▶ THE TASK
Return each line of the listing below, unchanged, and omit the images.

▶ DATA ROWS
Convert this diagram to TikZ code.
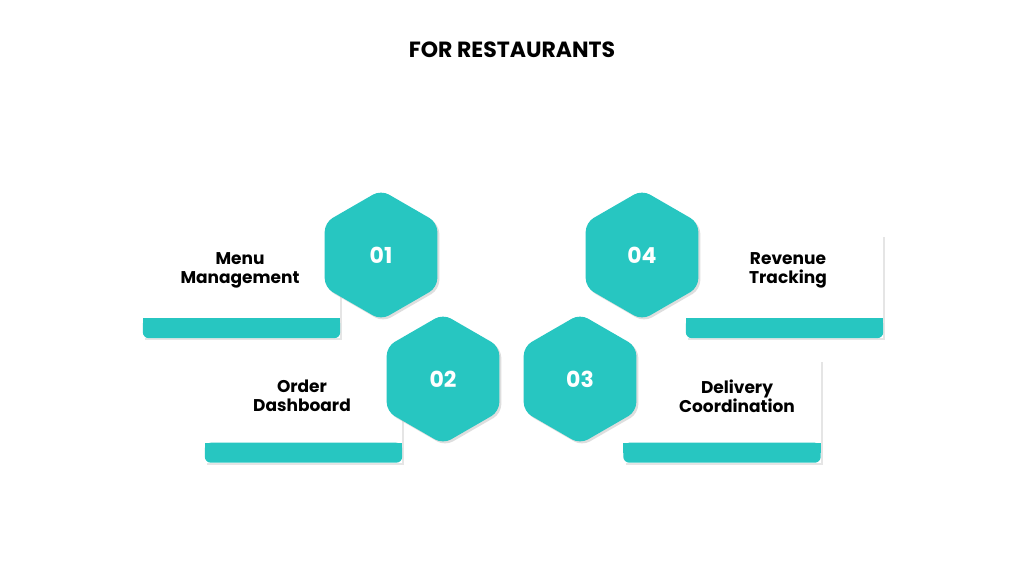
\documentclass[tikz,border=0pt]{standalone}
\usepackage{fontspec}
\setmainfont{Poppins}
\usetikzlibrary{shapes.geometric,shadows}
\definecolor{teal1}{HTML}{27C6C1}
\tikzset{
  hexa/.style={regular polygon, regular polygon sides=6, shape border rotate=30,
    minimum size=130pt, inner sep=0pt, fill=teal1, rounded corners=9pt,
    drop shadow={shadow xshift=2pt, shadow yshift=-2pt, fill=black!25},
    text=white, font=\fontsize{22}{24}\selectfont\bfseries},
  cardbox/.style={fill=white, minimum width=197pt, minimum height=103pt, inner sep=0pt,
    drop shadow={shadow xshift=2pt, shadow yshift=-2pt, fill=black!20}},
  cardlabel/.style={align=center, font=\fontsize{17}{19}\selectfont\bfseries, text=black},
}
\begin{document}
\begin{tikzpicture}[x=1pt,y=-1pt]
  \useasboundingbox (0,0) rectangle (1024,576);
  \fill[white] (0,0) rectangle (1024,576);
  % Title
  \node[font=\fontsize{22}{24}\selectfont\bfseries] (title) at (512,50) {FOR RESTAURANTS};

  % Cards
  \node[cardbox] (c1) at (241.5,286.5) {};
  \node[cardbox] (c2) at (303.5,411) {};
  \node[cardbox] (c3) at (722,411) {};
  \node[cardbox] (c4) at (784.5,286.5) {};
  \foreach \c in {c1,c2,c3,c4}{
    \fill[teal1, rounded corners=6pt] (\c.south west) rectangle ([yshift=20pt]\c.south east);
    \fill[teal1] ([yshift=10pt]\c.south west) rectangle ([yshift=20pt]\c.south east);
  }

  % Card texts
  \node[cardlabel] (t1) at (240,270) {Menu\\Management};
  \node[cardlabel] (t2) at (302,396) {Order\\Dashboard};
  \node[cardlabel] (t3) at (737,396) {Delivery\\Coordination};
  \node[cardlabel] (t4) at (788,270) {Revenue\\Tracking};

  % Hexagons
  \node[hexa] (h1) at (381,255) {01};
  \node[hexa] (h2) at (443,379) {02};
  \node[hexa] (h3) at (580,379) {03};
  \node[hexa] (h4) at (642,255) {04};
\end{tikzpicture}
\end{document}
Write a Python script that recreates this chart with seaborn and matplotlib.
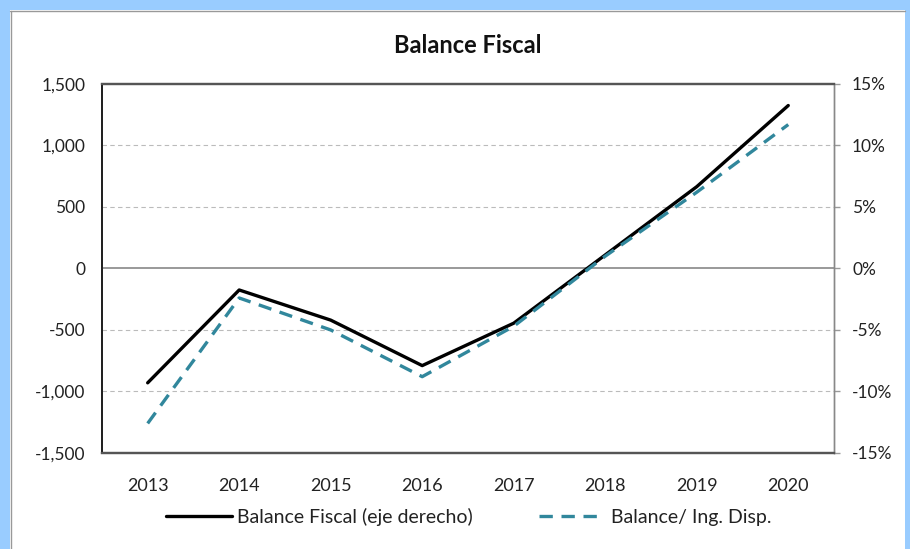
import numpy as np
import pandas as pd
import matplotlib
matplotlib.use('Agg')
import matplotlib.pyplot as plt
import seaborn as sns
from matplotlib.patches import Rectangle
from matplotlib.ticker import FuncFormatter

## data
years = [2013, 2014, 2015, 2016, 2017, 2018, 2019, 2020]
balance_fiscal = [-930, -175, -420, -790, -445, 110, 665, 1325]      # left axis
balance_ing_disp = [-12.6, -2.4, -5.0, -8.8, -4.7, 1.0, 6.2, 11.7]   # right axis, %

df = pd.DataFrame({'year': years, 'bf': balance_fiscal, 'bid': balance_ing_disp})

sns.set_style('white')
plt.rcParams['font.family'] = ['Lato', 'DejaVu Sans']

fig = plt.figure(figsize=(9.1, 5.49), dpi=100)
ax = fig.add_axes([0.112, 0.175, 0.8045, 0.672])
ax2 = ax.twinx()

teal = '#31879C'
sns.lineplot(data=df, x='year', y='bf', color='black', lw=2.4, ax=ax,
             label='Balance Fiscal (eje derecho)')
sns.lineplot(data=df, x='year', y='bid', color=teal, lw=2.4, ax=ax2,
             dashes=False, label='Balance/ Ing. Disp.')
ax2.lines[0].set_dashes((4, 2.6))

ax.set_xlim(2012.5, 2020.5)
ax.set_ylim(-1500, 1500)
ax2.set_ylim(-15, 15)
ax.set_xticks(years)
ax.set_yticks(np.arange(-1500, 1501, 500))
ax2.set_yticks(np.arange(-15, 16, 5))
ax.yaxis.set_major_formatter(FuncFormatter(lambda v, p: f'{v:,.0f}'))
ax2.yaxis.set_major_formatter(FuncFormatter(lambda v, p: f'{v:.0f}%'))
ax.set_xlabel('')
ax.set_ylabel('')
ax2.set_ylabel('')

for g in [1000, 500, -500, -1000]:
    ax.axhline(g, color='#BBBBBB', lw=0.8, ls=(0, (4, 3)), zorder=0)
ax.axhline(0, color='#888888', lw=1.2, zorder=0)

txt = '#222222'
ax.tick_params(axis='y', length=0, pad=12, labelsize=12.5, labelcolor=txt)
ax.tick_params(axis='x', length=0, pad=18, labelsize=13, labelcolor=txt)
ax2.tick_params(axis='y', length=4, width=1, color='#999999', direction='out',
                pad=9, labelsize=12.5, labelcolor=txt, right=True)

for a in (ax, ax2):
    a.spines['left'].set_color('#222222')
    a.spines['left'].set_linewidth(1.4)
    a.spines['top'].set_color('#555555')
    a.spines['top'].set_linewidth(1.6)
    a.spines['bottom'].set_color('#555555')
    a.spines['bottom'].set_linewidth(1.6)
    a.spines['right'].set_color('#888888')
    a.spines['right'].set_linewidth(1.0)

ax.set_title('Balance Fiscal', fontsize=17, fontweight='bold', pad=22, color='#111111')

h1, l1 = ax.get_legend_handles_labels()
h2, l2 = ax2.get_legend_handles_labels()
ax.get_legend().remove()
ax2.get_legend().remove()
fig.legend(h1 + h2, l1 + l2, loc='center', bbox_to_anchor=(0.515, 0.058), ncol=2,
           frameon=False, fontsize=14, handlelength=3.4, handletextpad=0.3,
           columnspacing=3.4, labelcolor=txt)

## light blue chart-area border
W, H = 910, 549
for (x0, y0, w, h) in [(0, H - 10, W, 10), (0, 0, 10, H), (W - 5, 0, 5, H)]:
    fig.patches.append(Rectangle((x0 / W, y0 / H), w / W, h / H, transform=fig.transFigure,
                                 facecolor='#99CCFF', edgecolor='none', zorder=0))
fig.add_artist(plt.Line2D([10 / W, 1 - 5 / W], [1 - 11 / H, 1 - 11 / H], color='#999999', lw=1))
fig.add_artist(plt.Line2D([11 / W, 11 / W], [0, 1 - 11 / H], color='#999999', lw=1))

fig.savefig('out.png', dpi=100)
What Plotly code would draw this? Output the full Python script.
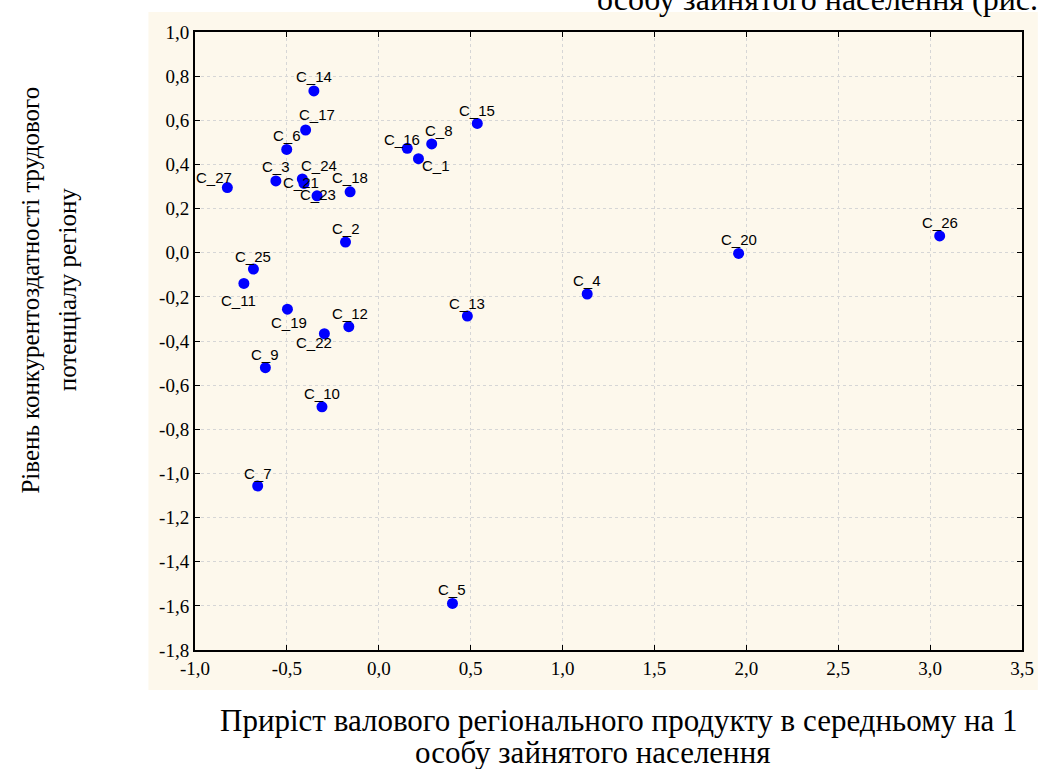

▶ SOLVED EXERCISE
Convert this diagram to TikZ code.
\documentclass[tikz,border=0pt]{standalone}
\usepackage{fontspec}
\setmainfont{Poppins}
\usetikzlibrary{shapes.geometric,shadows}
\definecolor{teal1}{HTML}{27C6C1}
\tikzset{
  hexa/.style={regular polygon, regular polygon sides=6, shape border rotate=30,
    minimum size=130pt, inner sep=0pt, fill=teal1, rounded corners=9pt,
    drop shadow={shadow xshift=2pt, shadow yshift=-2pt, fill=black!25},
    text=white, font=\fontsize{22}{24}\selectfont\bfseries},
  cardbox/.style={fill=white, minimum width=197pt, minimum height=103pt, inner sep=0pt,
    drop shadow={shadow xshift=2pt, shadow yshift=-2pt, fill=black!20}},
  cardlabel/.style={align=center, font=\fontsize{17}{19}\selectfont\bfseries, text=black},
}
\begin{document}
\begin{tikzpicture}[x=1pt,y=-1pt]
  \useasboundingbox (0,0) rectangle (1024,576);
  \fill[white] (0,0) rectangle (1024,576);
  % Title
  \node[font=\fontsize{22}{24}\selectfont\bfseries] (title) at (512,50) {FOR RESTAURANTS};

  % Cards
  \node[cardbox] (c1) at (241.5,286.5) {};
  \node[cardbox] (c2) at (303.5,411) {};
  \node[cardbox] (c3) at (722,411) {};
  \node[cardbox] (c4) at (784.5,286.5) {};
  \foreach \c in {c1,c2,c3,c4}{
    \fill[teal1, rounded corners=6pt] (\c.south west) rectangle ([yshift=20pt]\c.south east);
    \fill[teal1] ([yshift=10pt]\c.south west) rectangle ([yshift=20pt]\c.south east);
  }

  % Card texts
  \node[cardlabel] (t1) at (240,270) {Menu\\Management};
  \node[cardlabel] (t2) at (302,396) {Order\\Dashboard};
  \node[cardlabel] (t3) at (737,396) {Delivery\\Coordination};
  \node[cardlabel] (t4) at (788,270) {Revenue\\Tracking};

  % Hexagons
  \node[hexa] (h1) at (381,255) {01};
  \node[hexa] (h2) at (443,379) {02};
  \node[hexa] (h3) at (580,379) {03};
  \node[hexa] (h4) at (642,255) {04};
\end{tikzpicture}
\end{document}
Write a Python script that recreates this chart with seaborn and matplotlib.
import numpy as np
import pandas as pd
import matplotlib
matplotlib.use('Agg')
import matplotlib.pyplot as plt
import seaborn as sns
from matplotlib.patches import Rectangle
from matplotlib.ticker import FuncFormatter

## data
years = [2013, 2014, 2015, 2016, 2017, 2018, 2019, 2020]
balance_fiscal = [-930, -175, -420, -790, -445, 110, 665, 1325]      # left axis
balance_ing_disp = [-12.6, -2.4, -5.0, -8.8, -4.7, 1.0, 6.2, 11.7]   # right axis, %

df = pd.DataFrame({'year': years, 'bf': balance_fiscal, 'bid': balance_ing_disp})

sns.set_style('white')
plt.rcParams['font.family'] = ['Lato', 'DejaVu Sans']

fig = plt.figure(figsize=(9.1, 5.49), dpi=100)
ax = fig.add_axes([0.112, 0.175, 0.8045, 0.672])
ax2 = ax.twinx()

teal = '#31879C'
sns.lineplot(data=df, x='year', y='bf', color='black', lw=2.4, ax=ax,
             label='Balance Fiscal (eje derecho)')
sns.lineplot(data=df, x='year', y='bid', color=teal, lw=2.4, ax=ax2,
             dashes=False, label='Balance/ Ing. Disp.')
ax2.lines[0].set_dashes((4, 2.6))

ax.set_xlim(2012.5, 2020.5)
ax.set_ylim(-1500, 1500)
ax2.set_ylim(-15, 15)
ax.set_xticks(years)
ax.set_yticks(np.arange(-1500, 1501, 500))
ax2.set_yticks(np.arange(-15, 16, 5))
ax.yaxis.set_major_formatter(FuncFormatter(lambda v, p: f'{v:,.0f}'))
ax2.yaxis.set_major_formatter(FuncFormatter(lambda v, p: f'{v:.0f}%'))
ax.set_xlabel('')
ax.set_ylabel('')
ax2.set_ylabel('')

for g in [1000, 500, -500, -1000]:
    ax.axhline(g, color='#BBBBBB', lw=0.8, ls=(0, (4, 3)), zorder=0)
ax.axhline(0, color='#888888', lw=1.2, zorder=0)

txt = '#222222'
ax.tick_params(axis='y', length=0, pad=12, labelsize=12.5, labelcolor=txt)
ax.tick_params(axis='x', length=0, pad=18, labelsize=13, labelcolor=txt)
ax2.tick_params(axis='y', length=4, width=1, color='#999999', direction='out',
                pad=9, labelsize=12.5, labelcolor=txt, right=True)

for a in (ax, ax2):
    a.spines['left'].set_color('#222222')
    a.spines['left'].set_linewidth(1.4)
    a.spines['top'].set_color('#555555')
    a.spines['top'].set_linewidth(1.6)
    a.spines['bottom'].set_color('#555555')
    a.spines['bottom'].set_linewidth(1.6)
    a.spines['right'].set_color('#888888')
    a.spines['right'].set_linewidth(1.0)

ax.set_title('Balance Fiscal', fontsize=17, fontweight='bold', pad=22, color='#111111')

h1, l1 = ax.get_legend_handles_labels()
h2, l2 = ax2.get_legend_handles_labels()
ax.get_legend().remove()
ax2.get_legend().remove()
fig.legend(h1 + h2, l1 + l2, loc='center', bbox_to_anchor=(0.515, 0.058), ncol=2,
           frameon=False, fontsize=14, handlelength=3.4, handletextpad=0.3,
           columnspacing=3.4, labelcolor=txt)

## light blue chart-area border
W, H = 910, 549
for (x0, y0, w, h) in [(0, H - 10, W, 10), (0, 0, 10, H), (W - 5, 0, 5, H)]:
    fig.patches.append(Rectangle((x0 / W, y0 / H), w / W, h / H, transform=fig.transFigure,
                                 facecolor='#99CCFF', edgecolor='none', zorder=0))
fig.add_artist(plt.Line2D([10 / W, 1 - 5 / W], [1 - 11 / H, 1 - 11 / H], color='#999999', lw=1))
fig.add_artist(plt.Line2D([11 / W, 11 / W], [0, 1 - 11 / H], color='#999999', lw=1))

fig.savefig('out.png', dpi=100)
What Plotly code would draw this? Output the full Python script.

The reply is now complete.